Pick out each line containing the string "with".
== == ==
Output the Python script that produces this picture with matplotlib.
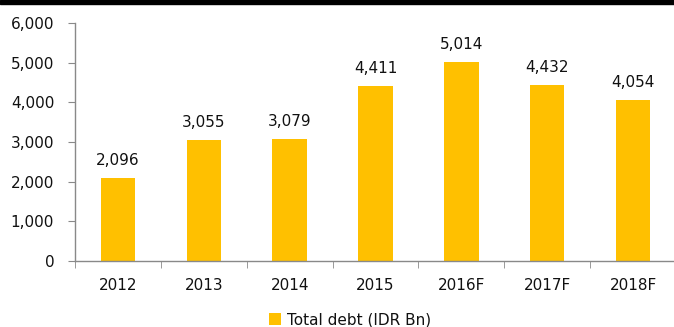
import matplotlib
matplotlib.use("Agg")
import matplotlib.pyplot as plt
from matplotlib.patches import Rectangle
import numpy as np

years = ["2012", "2013", "2014", "2015", "2016F", "2017F", "2018F"]
total_debt = [2096, 3055, 3079, 4411, 5014, 4432, 4054]
value_labels = ["2,096", "3,055", "3,079", "4,411", "5,014", "4,432", "4,054"]
y_ticks = [0, 1000, 2000, 3000, 4000, 5000, 6000]
y_tick_labels = ["0", "1,000", "2,000", "3,000", "4,000", "5,000", "6,000"]

plt.rcParams["font.family"] = ["DejaVu Sans"]
bar_color = "#FFC000"
axis_color = "#898989"
text_color = "#111111"

W, H = 674, 327
fig = plt.figure(figsize=(W / 100, H / 100), dpi=100)
# axes box in pixel units: left 75, right 676, bottom (y=261), top (y=23)
ax = fig.add_axes([75 / W, (H - 261) / H, 601 / W, 238 / H])

x = np.arange(len(years))
ax.bar(x, total_debt, width=0.40, color=bar_color, label="Total debt (IDR Bn)", zorder=2)
for xi, v, lab in zip(x, total_debt, value_labels):
    ax.annotate(lab, (xi, v), xytext=(0, 7), textcoords="offset points",
                ha="center", va="bottom", fontsize=11, color=text_color)

ax.set_xlim(-0.5, len(years) - 0.5)
ax.set_ylim(0, 6000)
ax.set_yticks(y_ticks)
ax.set_yticklabels(y_tick_labels, fontsize=11, color=text_color)
ax.set_xticks(x)
ax.set_xticklabels(years, fontsize=11, color=text_color)
ax.set_xticks(np.arange(-0.5, len(years) + 0.5, 1), minor=True)
ax.tick_params(axis="x", which="major", length=0, pad=12)
ax.tick_params(axis="x", which="minor", length=5, color=axis_color, direction="out")
ax.tick_params(axis="y", length=5, color=axis_color, direction="out", pad=10)

for side in ["top", "right"]:
    ax.spines[side].set_visible(False)
for side in ["left", "bottom"]:
    ax.spines[side].set_color(axis_color)
    ax.spines[side].set_linewidth(1)

fig.legend(loc="center", bbox_to_anchor=(350 / W, 1 - 320 / H), frameon=False,
           fontsize=11, handlelength=0.8, handleheight=0.8, handletextpad=0.4,
           labelcolor=text_color)

fig.patches.append(Rectangle((0, 1 - 4 / H), 1, 4 / H, transform=fig.transFigure,
                             color="black", zorder=5))

fig.savefig("out.png", dpi=100)
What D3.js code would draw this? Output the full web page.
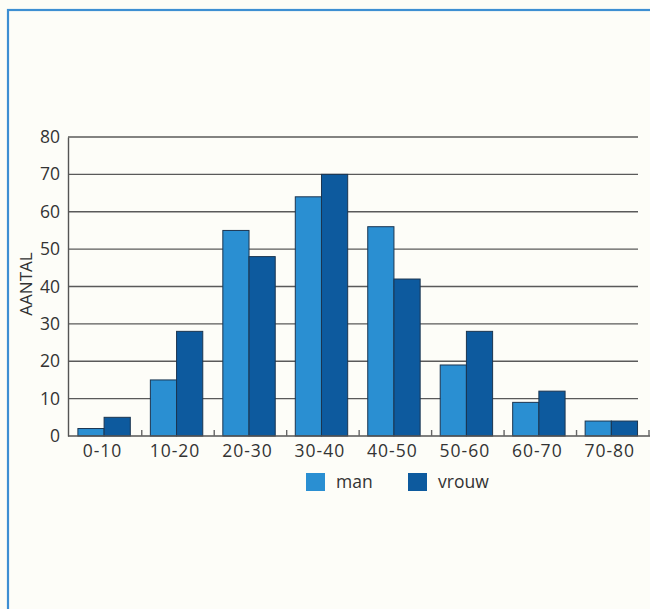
<!DOCTYPE html>
<html>
<head>
<meta charset="utf-8">
<script src="https://cdn.jsdelivr.net/npm/d3@7/dist/d3.min.js"></script>
<style>
  html, body { margin: 0; padding: 0; background: #fdfdf6; }
  svg { display: block; }
</style>
</head>
<body>
<script>
// Age groups and counts per sex
const categories = ["0-10", "10-20", "20-30", "30-40", "40-50", "50-60", "60-70", "70-80"];
const series = ["man", "vrouw"];
const manValues = [2, 15, 55, 64, 56, 19, 9, 4];
const vrouwValues = [5, 28, 48, 70, 42, 28, 12, 4];
const yTicks = [0, 10, 20, 30, 40, 50, 60, 70, 80];
const yLabel = "AANTAL";

const colors = { man: "#2a8fd2", vrouw: "#0d5a9e" };
const W = 650, H = 609;
const font = "'Open Sans', 'Noto Sans', sans-serif";
const fs = 17.5;

const rows = categories.map((c, i) => ({ cat: c, man: manValues[i], vrouw: vrouwValues[i] }));

const svg = d3.select("body").append("svg").attr("width", W).attr("height", H);

// Background and framing border
svg.append("rect").attr("width", W).attr("height", H).attr("fill", "#fdfdf6");
svg.append("rect")
  .attr("x", 8).attr("y", 10).attr("width", W + 20).attr("height", H + 20)
  .attr("fill", "#fdfdf8").attr("stroke", "#3d8fd2").attr("stroke-width", 2.2);

const axisX = 68, plotRight = 638;
const x = d3.scaleBand().domain(categories).range([69.3, 649]).padding(0);
const x1 = d3.scaleBand().domain(series).range([8.6, 61]).padding(0);
const y = d3.scaleLinear().domain([0, 80]).range([436, 137]);

// Horizontal gridlines
svg.append("g").selectAll("line").data(yTicks.filter(t => t > 0)).join("line")
  .attr("x1", axisX).attr("x2", plotRight)
  .attr("y1", d => y(d)).attr("y2", d => y(d))
  .attr("stroke", "#5a5a5a").attr("stroke-width", 1.4);

// Y axis tick labels
const yAxis = d3.axisLeft(y).tickValues(yTicks).tickSize(0).tickPadding(8);
const gy = svg.append("g").attr("transform", `translate(${axisX},0)`).call(yAxis);
gy.select(".domain").attr("stroke", "#555").attr("stroke-width", 1.4);
gy.selectAll("text").attr("font-family", font).attr("font-size", fs).attr("fill", "#333");

// Y axis title
svg.append("text")
  .attr("transform", `translate(32,284) rotate(-90)`)
  .attr("text-anchor", "middle")
  .attr("font-family", font).attr("font-size", 17).attr("fill", "#333")
  .text(yLabel);

// Bars
const groups = svg.append("g").selectAll("g").data(rows).join("g")
  .attr("transform", d => `translate(${x(d.cat)},0)`);
groups.selectAll("rect").data(d => series.map(s => ({ s, v: d[s] }))).join("rect")
  .attr("x", d => x1(d.s))
  .attr("width", x1.bandwidth())
  .attr("y", d => y(d.v))
  .attr("height", d => y(0) - y(d.v))
  .attr("fill", d => colors[d.s])
  .attr("stroke", "#1b3550").attr("stroke-width", 1);

// X axis baseline with small upward ticks between groups
const xAxis = d3.axisBottom(x).tickSize(0).tickPadding(9);
const gx = svg.append("g").attr("transform", `translate(0,${y(0)})`).call(xAxis);
gx.select(".domain").remove();
gx.selectAll("text").attr("font-family", font).attr("font-size", fs).attr("fill", "#333")
  .attr("letter-spacing", 1).attr("dx", -3);
svg.append("line").attr("x1", axisX).attr("x2", W).attr("y1", y(0)).attr("y2", y(0))
  .attr("stroke", "#555").attr("stroke-width", 1.4);
svg.append("g").selectAll("line").data(categories.slice(1).concat(["end"])).join("line")
  .attr("x1", (d, i) => x.range()[0] + (i + 1) * x.step())
  .attr("x2", (d, i) => x.range()[0] + (i + 1) * x.step())
  .attr("y1", y(0)).attr("y2", y(0) - 6)
  .attr("stroke", "#666").attr("stroke-width", 1.4);

// Legend
const legend = svg.append("g");
const legendPos = { man: 306, vrouw: 408 };
series.forEach(s => {
  legend.append("rect")
    .attr("x", legendPos[s]).attr("y", 473).attr("width", 19).attr("height", 18)
    .attr("fill", colors[s]);
  legend.append("text")
    .attr("x", legendPos[s] + 30).attr("y", 488)
    .attr("font-family", font).attr("font-size", fs).attr("fill", "#333")
    .text(s);
});
</script>
</body>
</html>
== == ==
Written solution:
Output the Python script that produces this picture with matplotlib.
// X axis baseline with small upward ticks between groups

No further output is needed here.